There’s a bunch of neat stuff in this book, including event artwork from the game itself — mild spoilers abound, but without the text it’s hard to discern the actual narrative context — as well as preliminary sketches, character profiles, close-up looks at the water guns featured in the game as well some other bits and pieces.
Of particular note are some sketches by series creator Kenichiro Takaki himself, apparently designing things like the cover art and some of the event images. While the distinctive look of Senran Kagura is primarily the work of Nan Yaegashi’s heavily stylised strokes and colouring, clearly Takaki-san himself is no slouch in the art department.

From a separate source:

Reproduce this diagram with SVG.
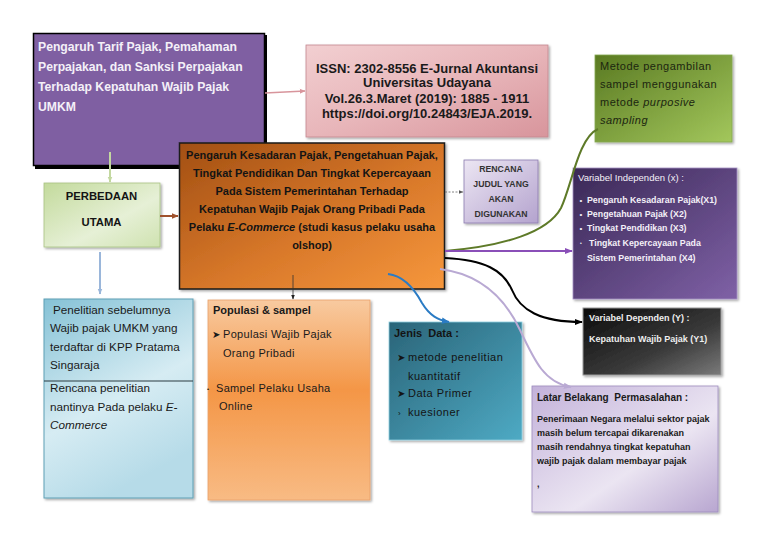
<svg xmlns="http://www.w3.org/2000/svg" width="768" height="543" viewBox="0 0 768 543">
<defs>
<style>
text{font-family:"Liberation Sans",Arial,sans-serif;}
.b{font-weight:bold;}
.it{font-style:italic;}
.sym{font-family:"DejaVu Sans",sans-serif;}
.c{text-anchor:middle;}
</style>
<filter id="sh" x="-10%" y="-10%" width="120%" height="120%">
<feDropShadow dx="1.5" dy="1.5" stdDeviation="1" flood-color="#000" flood-opacity="0.35"/>
</filter>
<linearGradient id="gIssn" x1="0" y1="0" x2="1" y2="1"><stop offset="0" stop-color="#f2cfd1"/><stop offset="0.5" stop-color="#e8b6ba"/><stop offset="1" stop-color="#d8959c"/></linearGradient>
<linearGradient id="gGreen" x1="0" y1="0" x2="1" y2="1"><stop offset="0" stop-color="#5a7a22"/><stop offset="1" stop-color="#a3c75c"/></linearGradient>
<linearGradient id="gCentral" x1="0" y1="0" x2="1" y2="1"><stop offset="0" stop-color="#a24f12"/><stop offset="0.55" stop-color="#d8782a"/><stop offset="1" stop-color="#f6973c"/></linearGradient>
<linearGradient id="gRencana" x1="0" y1="0" x2="1" y2="1"><stop offset="0" stop-color="#ece6f3"/><stop offset="1" stop-color="#b4a3ce"/></linearGradient>
<linearGradient id="gPerb" x1="0" y1="0" x2="1" y2="1"><stop offset="0" stop-color="#c3da9c"/><stop offset="0.6" stop-color="#e6f0d6"/><stop offset="1" stop-color="#cfe2b0"/></linearGradient>
<linearGradient id="gIndep" x1="0" y1="0" x2="1" y2="1"><stop offset="0" stop-color="#3a2856"/><stop offset="1" stop-color="#7f61a6"/></linearGradient>
<linearGradient id="gDep" x1="0" y1="0" x2="1" y2="1"><stop offset="0" stop-color="#0c0c0c"/><stop offset="0.6" stop-color="#3a3a3a"/><stop offset="1" stop-color="#7a7a7a"/></linearGradient>
<linearGradient id="gLatar" x1="0" y1="0" x2="1" y2="1"><stop offset="0" stop-color="#c3b2da"/><stop offset="0.6" stop-color="#ebe5f2"/><stop offset="1" stop-color="#b8a6d0"/></linearGradient>
<linearGradient id="gPenel" x1="0" y1="0" x2="0.4" y2="1"><stop offset="0" stop-color="#86c2d6"/><stop offset="0.6" stop-color="#d6ecf3"/><stop offset="1" stop-color="#b6dbe8"/></linearGradient>
<linearGradient id="gPop" x1="0" y1="0" x2="0" y2="1"><stop offset="0" stop-color="#f8caa0"/><stop offset="0.45" stop-color="#f49646"/><stop offset="1" stop-color="#f8bb84"/></linearGradient>
<linearGradient id="gJenis" x1="0" y1="0" x2="1" y2="1"><stop offset="0" stop-color="#2a6478"/><stop offset="1" stop-color="#4eaac4"/></linearGradient>
<marker id="mPink" viewBox="0 0 10 10" refX="9" refY="5" markerWidth="6" markerHeight="6" orient="auto" markerUnits="userSpaceOnUse"><path d="M0,1 L10,5 L0,9 z" fill="#d8959c"/></marker>
<marker id="mLgreen" viewBox="0 0 10 10" refX="9" refY="5" markerWidth="6" markerHeight="6" orient="auto" markerUnits="userSpaceOnUse"><path d="M0,1 L10,5 L0,9 z" fill="#c3d8a0"/></marker>
<marker id="mBrown" viewBox="0 0 10 10" refX="9" refY="5" markerWidth="7" markerHeight="7" orient="auto" markerUnits="userSpaceOnUse"><path d="M0,1 L10,5 L0,9 z" fill="#a0522d"/></marker>
<marker id="mLblue" viewBox="0 0 10 10" refX="9" refY="5" markerWidth="6" markerHeight="6" orient="auto" markerUnits="userSpaceOnUse"><path d="M0,1 L10,5 L0,9 z" fill="#9ab6da"/></marker>
<marker id="mDark" viewBox="0 0 10 10" refX="9" refY="5" markerWidth="5" markerHeight="5" orient="auto" markerUnits="userSpaceOnUse"><path d="M0,1 L10,5 L0,9 z" fill="#222"/></marker>
<marker id="mGray" viewBox="0 0 10 10" refX="9" refY="5" markerWidth="5" markerHeight="5" orient="auto" markerUnits="userSpaceOnUse"><path d="M0,1 L10,5 L0,9 z" fill="#555"/></marker>
<marker id="mPurple" viewBox="0 0 10 10" refX="9" refY="5" markerWidth="8" markerHeight="8" orient="auto" markerUnits="userSpaceOnUse"><path d="M0,1 L10,5 L0,9 z" fill="#8a4fb8"/></marker>
<marker id="mBlack" viewBox="0 0 10 10" refX="9" refY="5" markerWidth="8" markerHeight="8" orient="auto" markerUnits="userSpaceOnUse"><path d="M0,1 L10,5 L0,9 z" fill="#000"/></marker>
<marker id="mLav" viewBox="0 0 10 10" refX="9" refY="5" markerWidth="8" markerHeight="8" orient="auto" markerUnits="userSpaceOnUse"><path d="M0,1 L10,5 L0,9 z" fill="#b9a9d3"/></marker>
<marker id="mBlue" viewBox="0 0 10 10" refX="9" refY="5" markerWidth="8" markerHeight="8" orient="auto" markerUnits="userSpaceOnUse"><path d="M0,1 L10,5 L0,9 z" fill="#2a7bc4"/></marker>
</defs>
<rect width="768" height="543" fill="#ffffff"/>

<g id="n-umkm">
<rect x="35" y="35" width="232" height="134" fill="#000"/>
<rect x="33.5" y="33.5" width="231" height="132" fill="#7f5fa2" stroke="#000" stroke-width="1.5"/>
<g class="b" font-size="12.2" fill="#f4f0f8">
<text x="38" y="51">Pengaruh Tarif Pajak, Pemahaman</text>
<text x="38" y="71">Perpajakan, dan Sanksi Perpajakan</text>
<text x="38" y="91">Terhadap Kepatuhan Wajib Pajak</text>
<text x="38" y="111">UMKM</text>
</g>
</g>

<g id="n-issn">
<rect x="306" y="45" width="242" height="92" fill="url(#gIssn)" stroke="#c48890" stroke-width="0.8" filter="url(#sh)"/>
<g class="b c" font-size="13" fill="#1a1a1a">
<text x="427" y="72.5">ISSN: 2302-8556 E-Jurnal Akuntansi</text>
<text x="427" y="87">Universitas Udayana</text>
<text x="427" y="102.5">Vol.26.3.Maret (2019): 1885 - 1911</text>
<text x="427" y="117.5">https://doi.org/10.24843/EJA.2019.</text>
</g>
</g>

<g id="n-metode">
<rect x="595" y="55" width="137" height="87" fill="url(#gGreen)" stroke="#86a850" stroke-width="0.8" filter="url(#sh)"/>
<g font-size="11" letter-spacing="0.5" fill="#1c2610">
<text x="600" y="70">Metode pengambilan</text>
<text x="600" y="88">sampel menggunakan</text>
<text x="600" y="106">metode <tspan class="it">purposive</tspan></text>
<text x="600" y="124" class="it">sampling</text>
</g>
</g>

<g id="n-central">
<rect x="179.5" y="143" width="265" height="146" fill="url(#gCentral)" stroke="#1a1a1a" stroke-width="1.5" filter="url(#sh)"/>
<g class="b c" font-size="11" fill="#141414">
<text x="312" y="159">Pengaruh Kesadaran Pajak, Pengetahuan Pajak,</text>
<text x="312" y="177">Tingkat Pendidikan Dan Tingkat Kepercayaan</text>
<text x="312" y="195">Pada Sistem Pemerintahan Terhadap</text>
<text x="312" y="213">Kepatuhan Wajib Pajak Orang Pribadi Pada</text>
<text x="312" y="231">Pelaku <tspan class="it">E-Commerce</tspan> (studi kasus pelaku usaha</text>
<text x="312" y="249">olshop)</text>
</g>
</g>

<g id="n-rencana">
<rect x="464" y="160" width="74" height="63" fill="url(#gRencana)" stroke="#8c7cb0" stroke-width="0.8" filter="url(#sh)"/>
<g class="b c" font-size="8.7" fill="#333">
<text x="501" y="171.5">RENCANA</text>
<text x="501" y="186.5">JUDUL YANG</text>
<text x="501" y="201.5">AKAN</text>
<text x="501" y="216.5">DIGUNAKAN</text>
</g>
</g>

<g id="n-perbedaan">
<rect x="44" y="183" width="116" height="64" fill="url(#gPerb)" stroke="#a9c283" stroke-width="0.8" filter="url(#sh)"/>
<g class="b c" font-size="11.3" fill="#141414">
<text x="101.5" y="200">PERBEDAAN</text>
<text x="101.5" y="226">UTAMA</text>
</g>
</g>

<g id="n-independen">
<rect x="573" y="168" width="164" height="131" fill="url(#gIndep)" stroke="#a592c4" stroke-width="0.8" filter="url(#sh)"/>
<text x="578" y="180.5" font-size="9.5" fill="#f4f0f8">Variabel Independen (x) :</text>
<g font-size="8.8" fill="#f4f0f8">
<text x="579.5" y="202.5" font-size="8">•</text><text x="587" y="202.5" class="b">Pengaruh Kesadaran Pajak(X1)</text>
<text x="579.5" y="217" font-size="8">•</text><text x="587" y="217" class="b">Pengetahuan Pajak (X2)</text>
<text x="579.5" y="231" font-size="8">•</text><text x="587" y="231" class="b">Tingkat Pendidikan (X3)</text>
<text x="580" y="245" font-size="5">•</text><text x="589" y="246" class="b">Tingkat Kepercayaan Pada</text>
<text x="587" y="261" class="b">Sistem Pemerintahan (X4)</text>
</g>
</g>

<g id="n-dependen">
<rect x="583" y="308" width="138" height="67" fill="url(#gDep)" stroke="#9a9a9a" stroke-width="1" filter="url(#sh)"/>
<g class="b" font-size="9" fill="#eeeeee">
<text x="589" y="321">Variabel Dependen (Y) :</text>
<text x="589" y="342">Kepatuhan Wajib Pajak (Y1)</text>
</g>
</g>

<g id="n-latar">
<rect x="532" y="386" width="186" height="126" fill="url(#gLatar)" stroke="#9d8cbd" stroke-width="0.8" filter="url(#sh)"/>
<text x="537" y="401" class="b" font-size="10" fill="#1a1a1a" xml:space="preserve">Latar Belakang  Permasalahan :</text>
<g class="b" font-size="9" fill="#1a1a1a">
<text x="537" y="421.5">Penerimaan Negara melalui sektor pajak</text>
<text x="537" y="435.5">masih belum tercapai dikarenakan</text>
<text x="537" y="449.5">masih rendahnya tingkat kepatuhan</text>
<text x="537" y="464">wajib pajak dalam membayar pajak</text>
<text x="537" y="487">,</text>
</g>
</g>

<g id="n-penelitian">
<rect x="44" y="299" width="149" height="199" fill="url(#gPenel)" stroke="#5f9fb5" stroke-width="1" filter="url(#sh)"/>
<line x1="44" y1="381" x2="193" y2="381" stroke="#2a3a40" stroke-width="1.2"/>
<g font-size="11.7" fill="#1a1a1a">
<text x="53" y="313.5">Penelitian sebelumnya</text>
<text x="50" y="332">Wajib pajak UMKM yang</text>
<text x="50" y="350.5">terdaftar di KPP Pratama</text>
<text x="50" y="368.5">Singaraja</text>
<text x="50" y="392">Rencana penelitian</text>
<text x="50" y="410.5">nantinya Pada pelaku <tspan class="it">E-</tspan></text>
<text x="50" y="428.5" class="it">Commerce</text>
</g>
</g>

<g id="n-populasi">
<rect x="208" y="300" width="162" height="200" fill="url(#gPop)" stroke="#e9a06a" stroke-width="0.8" filter="url(#sh)"/>
<text x="213" y="314" class="b" font-size="11" fill="#1a1a1a">Populasi &amp; sampel</text>
<g font-size="11" fill="#1a1a1a" letter-spacing="0.3">
<text x="212" y="338" class="sym" font-size="10" letter-spacing="0">➤</text><text x="223" y="338">Populasi Wajib Pajak</text>
<text x="223" y="357">Orang Pribadi</text>
<text x="207" y="391" font-size="6" letter-spacing="0">•</text><text x="216" y="392">Sampel Pelaku Usaha</text>
<text x="219" y="410">Online</text>
</g>
</g>

<g id="n-jenis">
<rect x="389" y="322" width="133" height="118" fill="url(#gJenis)" stroke="#8fd0e0" stroke-width="0.8" filter="url(#sh)"/>
<text x="394" y="337" class="b" font-size="11" fill="#141414" xml:space="preserve">Jenis  Data :</text>
<g font-size="11" fill="#141414" letter-spacing="0.5">
<text x="397" y="361" class="sym" font-size="10" letter-spacing="0">➤</text><text x="408" y="361">metode penelitian</text>
<text x="408" y="380">kuantitatif</text>
<text x="397" y="397" class="sym" font-size="10" letter-spacing="0">➤</text><text x="408" y="397">Data Primer</text>
<text x="398" y="416" font-size="8" letter-spacing="0">›</text><text x="408" y="416">kuesioner</text>
</g>
</g>

<g id="connectors" fill="none">
<path d="M265,93 L305,91" stroke="#d8959c" stroke-width="1.5" marker-end="url(#mPink)"/>
<path d="M110,152 L110,182" stroke="#c3d8a0" stroke-width="2" marker-end="url(#mLgreen)"/>
<path d="M160,216 L178,216" stroke="#a0522d" stroke-width="2" marker-end="url(#mBrown)"/>
<path d="M100,252 L100,294" stroke="#9ab6da" stroke-width="2" marker-end="url(#mLblue)"/>
<path d="M293,275 L293,299" stroke="#333" stroke-width="0.8" marker-end="url(#mDark)"/>
<path d="M445,192 L463,192" stroke="#666" stroke-width="0.8" stroke-dasharray="2,1.5" marker-end="url(#mGray)"/>
<path d="M445,251 C505,246 548,232 561,208 C572,185 578,138 598,129" stroke="#5e7a28" stroke-width="2"/>
<path d="M445,251 L572,251" stroke="#8a4fb8" stroke-width="2" marker-end="url(#mPurple)"/>
<path d="M445,258 C485,260 503,270 512,290 C520,310 540,322 582,322" stroke="#000" stroke-width="2" marker-end="url(#mBlack)"/>
<path d="M440,269 C480,274 505,298 520,330 C535,362 545,383 571,387" stroke="#b9a9d3" stroke-width="2" marker-end="url(#mLav)"/>
<path d="M388,274 C405,276 415,290 422,303 C430,316 438,320 449,322" stroke="#2a7bc4" stroke-width="2" marker-end="url(#mBlue)"/>
</g>
</svg>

The water guns are just cool, and it’s nice to get these close-up looks at them. Many of them are inspired by popular Japanese foodstuffs, especially those seen in popular media a lot. This device, for example, is based on shaved ice machines, featuring the kanji for “ice on the side as well as a flag for the vendor. The note at the bottom reveals that this gun fires matcha green tea flavoured shaved ice.
Finally, underneath all that gubbins we have the game itself. This is, of course, its European box art, complete with PEGI logo.
The series maintains its tradition of making heavy use of double entendre in its back-of-box blurb — even though within the games themselves, the story and characterisation tend to be played a lot more “straight” than you might expect. Note the PEGI warnings for “bad language” and “sex”, though it’s worth noting once again that while the series as a whole has sometimes ventured into vaguely provocative territory, it’s never been out and out explicit.
And finally there’s the disc itself. No reversible case inlay this time, sadly — previous installment Estival Versus had one — but the standard artwork is nice enough, and it’s great to see Renka, a character introduced in Estival Versus, given equal billing with the leaders of the other four factions in the game Miyabi, Asuka, Yumi and Homura.
So that’s Peach Beach Splash! I’m looking forward to getting stuck into the game, but since it’s a title I want to devote a month to here on MoeGamer, it may be a little while before there’s time to put pen to paper with some detailed thoughts. I’m certainly very happy with the limited edition, however — and I shall doubtless enjoy many drives to work listening to the soundtrack CD!